Unfortunately, attempts at humour don’t quite gel. There may be a justification in that, having created Ultron, elements of Tony Stark are present within him, but his inappropriate wisecracking doesn’t really work. Ultron’s intangible nature also removes some of his menace, while the film’s very title is misleading – the timeframe or scale of Ultron’s reign are nothing near constituting an ‘age’.
What really drags Age of Ultron down, though, is the action. That’s not to say that it’s bad, just that it’s uninspired. For the most part, we’ve seen all these beats before. How many ways can Cap fling his shield at someone and it still be interesting? We’ve seen it all before, and what was fresh and giddily exciting before, has now become par for the course. It’s hard not to become a little blasé about it all.
The exception is the mid-film show-down between an enraged Hulk and Stark’s Iron Man, which utilises both characters in new ways and renders Hulk a terrifying prospect. The untamed force of this abomination is put across extremely well, and the destruction he wreaks helps inform Banner’s actions later in the film.
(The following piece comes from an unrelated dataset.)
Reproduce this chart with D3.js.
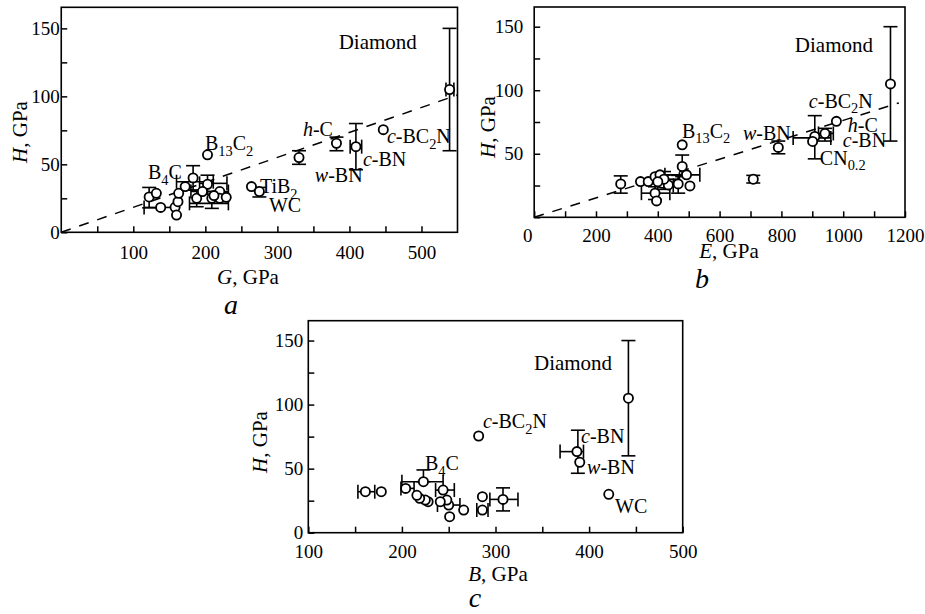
<!DOCTYPE html>
<html><head><meta charset="utf-8">
<script src="https://cdn.jsdelivr.net/npm/d3@7/dist/d3.min.js"></script>
<style>
body{margin:0;background:#fff}
svg{display:block}
</style>
</head><body>
<script>
// ---------- DATA ----------
// Panel a: shear modulus G (GPa) vs hardness H (GPa)
const aG = [539, 447, 409, 382, 330, 264, 275, 203, 183, 122, 132, 138, 158, 160, 162, 163, 172, 188, 203, 209, 220, 220, 229, 196, 212];
const aH = [105, 75.5, 63, 65.5, 55, 33.6, 30, 57, 40, 26, 28.7, 18.3, 18.4, 12.7, 22.5, 28.7, 33.6, 25, 35.3, 25, 30, 25, 25.7, 30, 27];
const aErrV = [[539, 60, 150], [409, 46, 80], [382, 60, 70], [330, 50, 60], [275, 26, 33], [183, 31, 49], [122, 18, 33], [188, 18.8, 31], [203, 28, 42], [209, 17.6, 30]];
const aErrH = [[18.3, 115, 158], [37.2, 160, 211], [36, 192, 230], [30, 180, 232], [21.3, 178, 232], [63, 401, 417], [105, 534, 545]];
const aFit = [[0, 0], [550, 101]];

// Panel b: Young's modulus E (GPa) vs hardness H (GPa)
const bE = [1153, 978, 941, 908, 901, 790, 709, 479, 479, 280, 344, 369, 391, 407, 415, 391, 396, 434, 466, 493, 504, 420, 400];
const bH = [105, 75.5, 66, 63.6, 59.7, 55, 30, 57, 40, 26.3, 28.1, 28.1, 32, 33.4, 26.8, 19, 12.9, 25.5, 26.3, 33.4, 24.7, 30, 28];
const bErrV = [[1153, 60, 150], [908, 46, 80], [941, 60, 70], [790, 50, 60], [709, 27, 33], [479, 32, 49], [280, 19, 32.6], [466, 19, 33], [420, 22, 36], [391, 14, 24]];
const bErrH = [[62.5, 838, 960], [66, 920, 968], [33.4, 423, 536], [19, 347, 439], [30, 395, 470], [25, 400, 450]];
const bFit = [[0, 0], [1180, 90]];

// Panel c: bulk modulus B (GPa) vs hardness H (GPa)
const cB = [442, 421, 390, 387, 282, 308, 286, 286, 266, 251, 250, 248, 244, 241, 228, 225, 219, 216, 204, 223, 178, 161];
const cH = [105, 30, 55, 63.3, 75.5, 26, 28.1, 17.7, 17.7, 12.5, 21.6, 25.5, 33.3, 24.2, 24.2, 25.5, 26.8, 29.2, 34.6, 39.8, 32, 32];
const cErrV = [[442, 60, 150], [388, 46.4, 80], [308, 17, 35], [223, 39.8, 49]];
const cErrH = [[63.3, 369, 394], [26, 294, 324], [17.7, 280, 292], [32, 153, 171], [34.6, 199, 213], [39.8, 200, 244], [33.3, 236, 256], [21.6, 238, 262]];

// Tick values
const yTicksAll = [0, 25, 50, 75, 100, 125, 150];
const aXTicks = [50, 100, 150, 200, 250, 300, 350, 400, 450, 500];
const aXLabels = [100, 200, 300, 400, 500];
const aYLabels = [0, 50, 100, 150];
const bXTicks = [0, 100, 200, 300, 400, 500, 600, 700, 800, 900, 1000, 1100, 1200];
const bXLabels = [0, 200, 400, 600, 800, 1000, 1200];
const bYLabels = [50, 100, 150];
const cXTicks = [100, 150, 200, 250, 300, 350, 400, 450, 500];
const cXLabels = [100, 200, 300, 400, 500];
const cYLabels = [0, 50, 100, 150];

// Annotations: [x, y] in data units, text runs (i = italic, s = subscript)
const aNotes = [
  {at: [385, 134.6], runs: [{t: "Diamond"}], big: true},
  {at: [199.4, 60.5], runs: [{t: "B"}, {t: "13", s: 1}, {t: "C"}, {t: "2", s: 1}]},
  {at: [335.4, 70.8], runs: [{t: "h", i: 1}, {t: "-C"}]},
  {at: [452, 65.7], runs: [{t: "c", i: 1}, {t: "-BC"}, {t: "2", s: 1}, {t: "N"}]},
  {at: [418.7, 48.8], runs: [{t: "c", i: 1}, {t: "-BN"}]},
  {at: [352, 37], runs: [{t: "w", i: 1}, {t: "-BN"}]},
  {at: [120.3, 39.2], runs: [{t: "B"}, {t: "4", s: 1}, {t: "C"}]},
  {at: [275.7, 28.9], runs: [{t: "TiB"}, {t: "2", s: 1}]},
  {at: [288.2, 15], runs: [{t: "WC"}]}
];
const bNotes = [
  {at: [843.6, 129.7], runs: [{t: "Diamond"}], big: true},
  {at: [888.9, 86.3], runs: [{t: "c", i: 1}, {t: "-BC"}, {t: "2", s: 1}, {t: "N"}]},
  {at: [1015, 67.4], runs: [{t: "h", i: 1}, {t: "-C"}]},
  {at: [998.7, 55.7], runs: [{t: "c", i: 1}, {t: "-BN"}]},
  {at: [924.5, 41.3], runs: [{t: "CN"}, {t: "0.2", s: 1}]},
  {at: [675.4, 61], runs: [{t: "w", i: 1}, {t: "-BN"}]},
  {at: [478, 62.6], runs: [{t: "B"}, {t: "13", s: 1}, {t: "C"}, {t: "2", s: 1}]}
];
const cNotes = [
  {at: [341.1, 127], runs: [{t: "Diamond"}], big: true},
  {at: [286.6, 81.8], runs: [{t: "c", i: 1}, {t: "-BC"}, {t: "2", s: 1}, {t: "N"}]},
  {at: [391.4, 70], runs: [{t: "c", i: 1}, {t: "-BN"}]},
  {at: [397.8, 45.8], runs: [{t: "w", i: 1}, {t: "-BN"}]},
  {at: [427.7, 15.4], runs: [{t: "WC"}]},
  {at: [224.7, 49], runs: [{t: "B"}, {t: "4", s: 1}, {t: "C"}]}
];

// ---------- DRAWING ----------
const FONT = '"Liberation Serif"';
const W = 925, H = 614;
const svg = d3.select("body").append("svg").attr("width", W).attr("height", H);

function richText(sel, runs, size) {
  runs.forEach((r, k) => {
    const ts = sel.append("tspan").text(r.t);
    if (r.i) ts.style("font-style", "italic");
    if (r.s) {
      ts.style("font-size", (size * 0.72) + "px").attr("dy", size * 0.28);
    } else if (k > 0 && runs[k - 1].s) {
      ts.attr("dy", -size * 0.28);
    }
  });
}

function panel(cfg) {
  const g = svg.append("g");
  const x = d3.scaleLinear().domain(cfg.xd).range([cfg.left, cfg.right]);
  const y = d3.scaleLinear().domain([0, 165.5]).range([cfg.bottom, cfg.top]);

  const xa = g.append("g").attr("transform", `translate(0,${cfg.bottom})`)
    .call(d3.axisBottom(x).tickValues(cfg.xTicks).tickSizeInner(-6).tickSizeOuter(0)
      .tickPadding(cfg.xPad).tickFormat(d => cfg.xLabels.includes(d) ? d : ""));
  const ya = g.append("g").attr("transform", `translate(${cfg.left},0)`)
    .call(d3.axisLeft(y).tickValues(yTicksAll).tickSizeInner(-6).tickSizeOuter(0)
      .tickPadding(cfg.yPad).tickFormat(d => cfg.yLabels.includes(d) ? d : ""));
  [xa, ya].forEach(a => {
    a.select(".domain").remove();
    a.attr("font-family", "Liberation Serif");
    a.selectAll("line").attr("stroke", "#000").attr("stroke-width", 1.5);
    a.selectAll("text").attr("fill", "#000").style("font-size", "19px");
  });
  if (cfg.zeroShift) xa.selectAll(".tick text").filter(d => d === 0).attr("dx", cfg.zeroShift);

  g.append("rect").attr("x", cfg.left).attr("y", cfg.top)
    .attr("width", cfg.right - cfg.left).attr("height", cfg.bottom - cfg.top)
    .attr("fill", "none").attr("stroke", "#000").attr("stroke-width", 1.6);

  if (cfg.fit) {
    g.append("path").datum(cfg.fit)
      .attr("d", d3.line().x(d => x(d[0])).y(d => y(d[1])))
      .attr("fill", "none").attr("stroke", "#000").attr("stroke-width", 1.5)
      .attr("stroke-dasharray", "10,9");
  }

  const cap = 7;
  const eb = g.append("g").attr("stroke", "#000").attr("stroke-width", 1.6).attr("fill", "none");
  cfg.errV.forEach(([xv, lo, hi]) => {
    const px = x(xv);
    eb.append("line").attr("x1", px).attr("x2", px).attr("y1", y(lo)).attr("y2", y(hi));
    eb.append("line").attr("x1", px - cap).attr("x2", px + cap).attr("y1", y(lo)).attr("y2", y(lo));
    eb.append("line").attr("x1", px - cap).attr("x2", px + cap).attr("y1", y(hi)).attr("y2", y(hi));
  });
  cfg.errH.forEach(([yv, lo, hi]) => {
    const py = y(yv);
    eb.append("line").attr("y1", py).attr("y2", py).attr("x1", x(lo)).attr("x2", x(hi));
    eb.append("line").attr("y1", py - cap).attr("y2", py + cap).attr("x1", x(lo)).attr("x2", x(lo));
    eb.append("line").attr("y1", py - cap).attr("y2", py + cap).attr("x1", x(hi)).attr("x2", x(hi));
  });

  g.append("g").selectAll("circle").data(d3.range(cfg.xs.length)).join("circle")
    .attr("cx", i => x(cfg.xs[i])).attr("cy", i => y(cfg.ys[i])).attr("r", 4.6)
    .attr("fill", "#fff").attr("stroke", "#000").attr("stroke-width", 1.8);

  cfg.notes.forEach(n => {
    const size = n.big ? 21 : 20;
    const t = g.append("text").attr("x", x(n.at[0])).attr("y", y(n.at[1]))
      .style("font-size", size + "px").attr("fill", "#000");
    richText(t, n.runs, size);
  });

  g.append("text").attr("x", cfg.xTitle[0]).attr("y", cfg.xTitle[1]).attr("text-anchor", "middle")
    .style("font-size", "21px").call(t => richText(t, [{t: cfg.xVar, i: 1}, {t: ", GPa"}], 21));
  g.append("text").attr("transform", `translate(${cfg.yTitle[0]},${cfg.yTitle[1]}) rotate(-90)`)
    .attr("text-anchor", "middle").style("font-size", "21px")
    .call(t => richText(t, [{t: "H", i: 1}, {t: ", GPa"}], 21));
  g.append("text").attr("x", cfg.letter[0]).attr("y", cfg.letter[1]).attr("text-anchor", "middle")
    .style("font-size", "28px").style("font-style", "italic").text(cfg.letterText);
}

panel({left: 61.25, right: 457.5, top: 7.3, bottom: 232.3, xd: [0, 550],
  xTicks: aXTicks, xLabels: aXLabels, yLabels: aYLabels, xPad: 13, yPad: 1.5,
  xs: aG, ys: aH, errV: aErrV, errH: aErrH, fit: aFit, notes: aNotes,
  xVar: "G", xTitle: [248, 284], yTitle: [27, 132], letter: [231, 314], letterText: "a"});

panel({left: 534.2, right: 905, top: 7, bottom: 217.3, xd: [0, 1200],
  xTicks: bXTicks, xLabels: bXLabels, yLabels: bYLabels, xPad: 11.5, yPad: 11, zeroShift: -7,
  xs: bE, ys: bH, errV: bErrV, errH: bErrH, fit: bFit, notes: bNotes,
  xVar: "E", xTitle: [729, 258], yTitle: [495, 127], letter: [702, 288], letterText: "b"});

panel({left: 308.3, right: 682.7, top: 320.7, bottom: 532.7, xd: [100, 500],
  xTicks: cXTicks, xLabels: cXLabels, yLabels: cYLabels, xPad: 12, yPad: 5,
  xs: cB, ys: cH, errV: cErrV, errH: cErrH, fit: null, notes: cNotes,
  xVar: "B", xTitle: [498, 581], yTitle: [267, 442], letter: [475, 607], letterText: "c"});

// apply the serif face directly on every text node
svg.selectAll("text, tspan").style("font-family", FONT);
</script>
</body></html>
With the action becoming rote, and the character moments the undoubted highlight, could Marvel try a film that plays to those strengths? A film that maybe has only one or two set-pieces – a superhero film about people, rather than superheroics? It’s a thought worth exploring.
Age of Ultron, though, is just too busy. Director Joss Whedon has always been good at juggling large ensembles, and he does the task admirably again here, giving every cast member a moment to shine, but having to also juggle elements from the previous films while also setting up Phase III proves just too much to feasibly fit into one film that still has its own plots and themes to deal with.
With such a sprawling principal cast, did we really need cameos from Dr. Selvig, or War Machine? This is a shared universe, and it makes sense that they’d be around in the internal logic of this world, but as a film, it leaves it cluttered.
The screenplay, in general, is rather muddled. Explanations for what Ultron – and, later Vision – actually are become needlessly complicated and convoluted. Surely there had to be easier routes to the same destinations?
And a sequence where Thor visits a magical underground pond to revisit the vision that Scarlet Witch gave him makes as little sense at this sentence suggests, and you get the impression the majority of this side-story is lying on the cutting room floor (a whole hour’s worth of material from the first cut was left out, according to Whedon). Perhaps the rest should have joined it.
Where Avengers Assemble felt like the purest vision of the comic book world coming to life on film, Age of Ultron feels like an actual comic translated to film. That’s a subtle difference, but a marked one.
Overly dense, and lacking innovation in the action stakes, Age of Ultron still manages to be fun, visually spectacular and surprisingly affecting in exploring several of its more human characters, but Marvel are really going to have break their own formula if we’re going to ride this into Phase III and beyond.
Released in UK cinemas on Thursday 23 April 2015.